Faust described 2009 as a "year to prepare." Gartner predicts that growth in the tech sector will start to look up starting in 2010, and, according to Faust, see further upticks in 2011 and 2012.

VARs and the tech sector in general won't see the impact from the American Recovery and Reinvestment Act in verticals such as health care, government, energy and education until next year, Faust said. Next year also will see a "ripple effect" from the stimulus that catalyzes spending on business intelligence, Software-as-a-Service (SaaS), enterprise resource planning and other service and efficiency-oriented technology segments, he added.

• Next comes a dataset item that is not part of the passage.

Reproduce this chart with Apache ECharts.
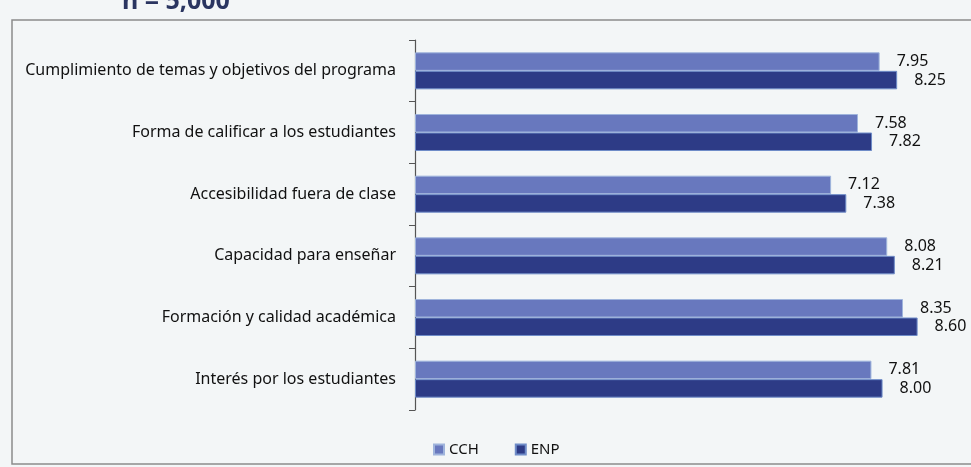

Above all, SMBs want their VARs to make doing business easy. Another Gartner survey Faust presented found that SMBs cared most about ease of integration and ease of doing business over any other criteria for their solution providers. The survey also found that what SMBs felt VARs lacked most was a clear understanding of how their business worked.

"They're saying, 'Make it easy,' " Faust said. "You'll also notice that the top answer for what they think VARs are lacking is not 'Know the technology better.' They think you know it pretty well."

VARs also need to help SMBs by being a strategic adviser, because SMBs in a down economy don't have time or money to develop their tech strategies, Faust suggested.

Another Gartner survey item found that of all their sources for learning about and acquiring technology -- from DMRs to manufacturers to systems integrators and software developers -- SMBs considered VARs their most important sources of advice.

"They want to buy what they need, when they need it," she said. "Spin your technology to show how it can help them. That's what makes them sit up and listen."

Moving away from specialties and targeted leads and toward the "any customer with a buck" approach to sales leads might be tempting with the economy still in tatters, but Faust advised against it -- you can only see "everyone as a prospect," she said, "if you have unlimited resources to chase them."

"Think of your sales pipeline like a closet," she said. "If you have a big closet that's packed and unorganized, it's junk. If your pipeline is like that, it is also junk."